Tried to go running again. So I had to come up with another running song to post below. I refuse to use “Born to Run,” and I already used “Run and Run” in a previous post. I considered “Run Run Run” because it’s got three runs and you can’t go wrong with the Velvet Underground. But then I came across the classic theme from “Chariots of Fire.” Too clichéd, I thought, until I noticed that Vangelis is smoking a cigarette in the video, which is the perfect inspiration for cardiovascular fitness.
So I jogged along the grassy area by the ship canal and watched the wildlife. I saw crows, the Hermione Granger of local birds, and Canadian Geese, the honey badger of local birds. No, they’re the pigeon of the parks. Whatever. I think running is not going to work for me, but I haven’t given up yet. I keep telling myself that the left foot just needs time to adjust.
It’s now twice in one week that I’ve had a stranger ask me for gas money in this neighborhood. The first guy was standing by a parked car near the library. He told me that no one would help him. He needed to buy gas to get home. “Where’s your wallet?” I asked. “My wife’s got my credit card,” he answered. I almost believed him, but he kept telling me that he could prove it was his car because he had the key. He was very insistent on this point, as if having a key to the car would open my wallet. He was trying too hard, in my opinion, and using the car like a prop in a staged reading.

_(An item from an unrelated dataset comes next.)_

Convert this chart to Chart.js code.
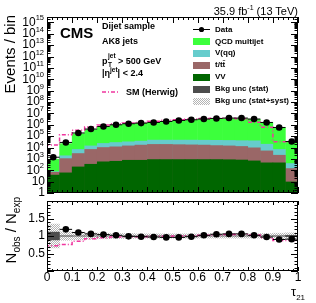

This morning a guy in a truck pulled over while I was waiting to cross at a stoplight. He was on his way to work, but needed gas. For some reason, I almost believed this person. My stinginess kicked in, however, when I noted that I only had a twenty and no change. I might have given a buck, but not a twenty. Then he went into some bit about how he could prove who he was or something or other with some paperwork and I recognized the same scam.
If someone is honestly in a desperate situation and needs gas, I think he would just keeping asking people until someone gave him money. He wouldn’t keeping leaning on a bystander about some sort of proof. Next time someone asks, I will offer to make a phone call for him, or offer to flag down a friendly police officer who is likely to have some spare gas in his trunk for unfortunate situations just like this.
I’m either wise to them or a heartless skinflint.